Which is exactly what happened. In Acts 2, we read that the disciples, in obedience to Jesus, did wait in a home in Jerusalem, and those present in that room were filled with the Spirit and started speaking in other tongues. Then Peter stood up to preach the first ever gospel message. Those who heard and responded asked what they must do. Peter said that they must: “Repent and be baptised, every one of you, in the name of Jesus Christ for the forgiveness of your sins. And you will receive the gift of the Holy Spirit. The promise is for you and your children and for all who are far off—for all whom the Lord our God will call.” (Acts 2:38-39) The baptism of the Holy Spirit was and remains the promise of God for ALL whom the Lord calls. In other words, as we read through the Book of Acts, we are reading stories not about superheroes but brothers and sisters who were just like us: filled with the Holy Spirit and therefore equipped to be Jesus’ witnesses.
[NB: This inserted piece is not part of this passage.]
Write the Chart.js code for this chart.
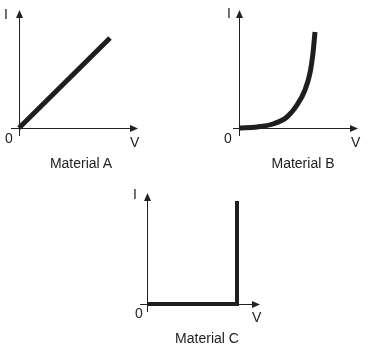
<!DOCTYPE html>
<html>
<head>
<meta charset="utf-8">
<script src="https://cdn.jsdelivr.net/npm/chart.js@4/dist/chart.umd.min.js"></script>
<style>
  html, body { margin: 0; padding: 0; background: #fff; }
  #wrap { position: relative; width: 368px; height: 345px; overflow: hidden; }
  canvas { position: absolute; }
  .lbl { position: absolute; font-family: "Liberation Sans", Arial, sans-serif; font-size: 14px; line-height: 14px; color: #222; white-space: nowrap; }
  .ttl { text-align: center; width: 120px; }
</style>
</head>
<body>
<div id="wrap">
  <canvas id="chartA" width="180" height="175" style="left:0;top:0"></canvas>
  <canvas id="chartB" width="178" height="175" style="left:190px;top:0"></canvas>
  <canvas id="chartC" width="160" height="170" style="left:120px;top:175px"></canvas>
</div>
<script>
// data (arbitrary units, axes are unscaled)
const panelTitles = ['Material A', 'Material B', 'Material C'];
const axisNames = ['V', 'I'];
const originLabel = '0';

const voltsA = [0, 91];
const currentA = [0, 90];

const voltsB = [0, 18, 34, 48, 58, 66, 71, 74, 76];
const currentB = [0, 1, 4, 11, 23, 38, 55, 75, 96];

const voltsC = [0, 90, 90];
const currentC = [0, 0, 103];

const ink = '#1e1e1e';

// draws both axes through the origin, with arrow heads
const arrowAxes = {
    id: 'arrowAxes',
    beforeDatasetsDraw(chart) {
        const ctx = chart.ctx;
        const xs = chart.scales.x, ys = chart.scales.y;
        const x0 = xs.getPixelForValue(0), y0 = ys.getPixelForValue(0);
        const xEnd = xs.getPixelForValue(xs.max), yEnd = ys.getPixelForValue(ys.max);
        ctx.save();
        ctx.strokeStyle = '#222';
        ctx.fillStyle = '#222';
        ctx.lineWidth = 1;
        ctx.beginPath();
        ctx.moveTo(xs.getPixelForValue(xs.min), Math.round(y0) + 0.5);
        ctx.lineTo(xEnd - 5, Math.round(y0) + 0.5);
        ctx.moveTo(Math.round(x0) + 0.5, ys.getPixelForValue(ys.min));
        ctx.lineTo(Math.round(x0) + 0.5, yEnd + 5);
        ctx.stroke();
        ctx.beginPath();
        ctx.moveTo(xEnd, Math.round(y0) + 0.5);
        ctx.lineTo(xEnd - 8, Math.round(y0) - 3);
        ctx.lineTo(xEnd - 8, Math.round(y0) + 4);
        ctx.closePath();
        ctx.moveTo(Math.round(x0) + 0.5, yEnd);
        ctx.lineTo(Math.round(x0) - 3, yEnd + 8);
        ctx.lineTo(Math.round(x0) + 4, yEnd + 8);
        ctx.closePath();
        ctx.fill();
        ctx.restore();
    }
};

function makePanel(id, volts, current, range, padding, width) {
    const points = volts.map((v, i) => ({ x: v, y: current[i] }));
    return new Chart(document.getElementById(id), {
        type: 'scatter',
        data: {
            datasets: [{
                data: points,
                showLine: true,
                borderColor: ink,
                borderWidth: width,
                borderCapStyle: 'butt',
                borderJoinStyle: 'miter',
                cubicInterpolationMode: 'monotone',
                pointRadius: 0,
                clip: false
            }]
        },
        options: {
            responsive: false,
            animation: false,
            devicePixelRatio: 1,
            layout: { padding: padding },
            plugins: { legend: { display: false }, tooltip: { enabled: false } },
            scales: {
                x: { type: 'linear', display: false, min: range[0], max: range[1] },
                y: { type: 'linear', display: false, min: range[2], max: range[3] }
            }
        },
        plugins: [arrowAxes]
    });
}

makePanel('chartA', voltsA, currentA, [-8, 119, -8, 118], { left: 11, right: 42, top: 10, bottom: 39 }, 5);
makePanel('chartB', voltsB, currentB, [-6, 119, -8, 118], { left: 43, right: 10, top: 10, bottom: 39 }, 5);
makePanel('chartC', voltsC, currentC, [-7, 113, -8, 111], { left: 20, right: 20, top: 18, bottom: 33 }, 4);

// text labels: [text, left, baseline, centred]
const wrap = document.getElementById('wrap');
const labels = [
    [axisNames[1], 4, 19], [originLabel, 5, 143], [axisNames[0], 130, 147], [panelTitles[0], 81, 168, true],
    [axisNames[1], 227, 18], [originLabel, 224, 143], [axisNames[0], 351, 147], [panelTitles[1], 303, 168, true],
    [axisNames[1], 133, 199], [originLabel, 135, 318], [axisNames[0], 252, 322], [panelTitles[2], 207, 343, true]
];
labels.forEach(([text, x, base, centred]) => {
    const el = document.createElement('div');
    el.className = centred ? 'lbl ttl' : 'lbl';
    el.textContent = text;
    el.style.left = (centred ? x - 60 : x) + 'px';
    el.style.top = (base - 11.6) + 'px';
    wrap.appendChild(el);
});
</script>
</body>
</html>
So, let’s settle in our minds right now, that as we read through Acts together, we are not going to negatively compare or count ourselves out. Instead, let’s take encouragement from Peter, the simple fisherman, that the Holy Spirit enabled to preach the first Gospel message, as a result of which 3,000 people accepted Jesus as their Lord. Let’s be inspired by Lydia, the successful business woman, who not only opened her heart to the Gospel but her home for the church to meet in, using what she had for God’s Kingdom. Let’s take heart, that God can use a sheltered young man like Timothy, raised in the faith of his mother and grandmother, and take him across the world to risk life and limb to preach the Gospel with Paul, the once-persecutor of God’s Church. These were not superheroes. They were people like you and me, baptised in the Holy Spirit, with hearts willing to obey their Lord. That is all God requires for a life of adventure!